Llama-3-70B-Instruct-Gradient-262k
Property | Value |
---|---|
Parameter Count | 70.6B |
Context Length | 262k tokens |
License | Llama3 |
Training Tokens | 105M tokens (extension training) |
What is Llama-3-70B-Instruct-Gradient-262k?
This model is an enhanced version of Meta's Llama-3 70B that extends the context window from 8k to over 262k tokens. Developed by Gradient AI and powered by Crusoe Energy's computing infrastructure, it represents a significant advancement in long-context language models while requiring minimal additional training.
Implementation Details
The model employs NTK-aware interpolation following specific scaling laws to optimize the RoPE theta parameter. The training process involved progressive context length increases, utilizing the EasyContext Blockwise RingAttention library for efficient long-context training.

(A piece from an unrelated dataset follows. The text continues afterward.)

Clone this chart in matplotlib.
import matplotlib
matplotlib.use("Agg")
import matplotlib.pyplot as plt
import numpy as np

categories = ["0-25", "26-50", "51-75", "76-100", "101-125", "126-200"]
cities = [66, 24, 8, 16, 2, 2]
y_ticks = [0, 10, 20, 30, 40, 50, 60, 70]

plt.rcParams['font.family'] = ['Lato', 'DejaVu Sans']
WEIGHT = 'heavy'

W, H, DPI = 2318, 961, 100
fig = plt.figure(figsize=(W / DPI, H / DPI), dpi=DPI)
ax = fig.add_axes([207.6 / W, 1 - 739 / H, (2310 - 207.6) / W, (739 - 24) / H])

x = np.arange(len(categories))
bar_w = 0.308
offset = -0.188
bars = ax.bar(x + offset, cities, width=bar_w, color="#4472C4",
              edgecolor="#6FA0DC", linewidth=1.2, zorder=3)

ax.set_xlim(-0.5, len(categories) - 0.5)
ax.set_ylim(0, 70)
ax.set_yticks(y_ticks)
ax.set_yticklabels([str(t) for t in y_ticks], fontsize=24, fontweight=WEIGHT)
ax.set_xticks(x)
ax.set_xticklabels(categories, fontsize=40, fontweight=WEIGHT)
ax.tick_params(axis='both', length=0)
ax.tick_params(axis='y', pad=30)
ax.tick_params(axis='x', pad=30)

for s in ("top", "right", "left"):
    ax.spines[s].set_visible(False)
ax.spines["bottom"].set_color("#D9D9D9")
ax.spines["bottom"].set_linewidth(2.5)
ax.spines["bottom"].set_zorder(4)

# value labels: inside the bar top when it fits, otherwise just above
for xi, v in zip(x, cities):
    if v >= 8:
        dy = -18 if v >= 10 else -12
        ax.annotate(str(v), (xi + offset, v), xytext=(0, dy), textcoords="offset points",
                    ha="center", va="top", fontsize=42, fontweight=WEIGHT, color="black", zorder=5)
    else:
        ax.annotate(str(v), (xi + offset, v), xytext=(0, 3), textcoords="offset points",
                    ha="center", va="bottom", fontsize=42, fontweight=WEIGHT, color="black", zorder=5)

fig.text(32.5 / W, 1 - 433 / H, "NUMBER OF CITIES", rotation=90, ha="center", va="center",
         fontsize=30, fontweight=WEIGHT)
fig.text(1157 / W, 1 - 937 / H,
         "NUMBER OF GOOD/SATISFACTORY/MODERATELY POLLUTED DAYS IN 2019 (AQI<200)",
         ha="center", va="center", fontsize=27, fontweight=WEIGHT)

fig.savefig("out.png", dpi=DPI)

- Base model: Meta-Llama-3-70B-Instruct
- Training data: Augmented SlimPajama and UltraChat datasets
- Training infrastructure: 512 NVIDIA L40S GPUs
- Progressive training stages: 65K → 262K context lengths
Core Capabilities
- Extended context processing up to 262K tokens
- Maintains base model's instruction-following abilities
- Efficient processing of long-form content
- Improved memory retention across long contexts
Frequently Asked Questions
Q: What makes this model unique?
This model achieves dramatic context extension (32x) with minimal additional training (< 0.002% of original pretraining data), demonstrating efficient adaptation of large language models to longer contexts.
Q: What are the recommended use cases?
The model is ideal for tasks requiring long-context understanding such as document analysis, extended conversations, and complex multi-step reasoning across long texts.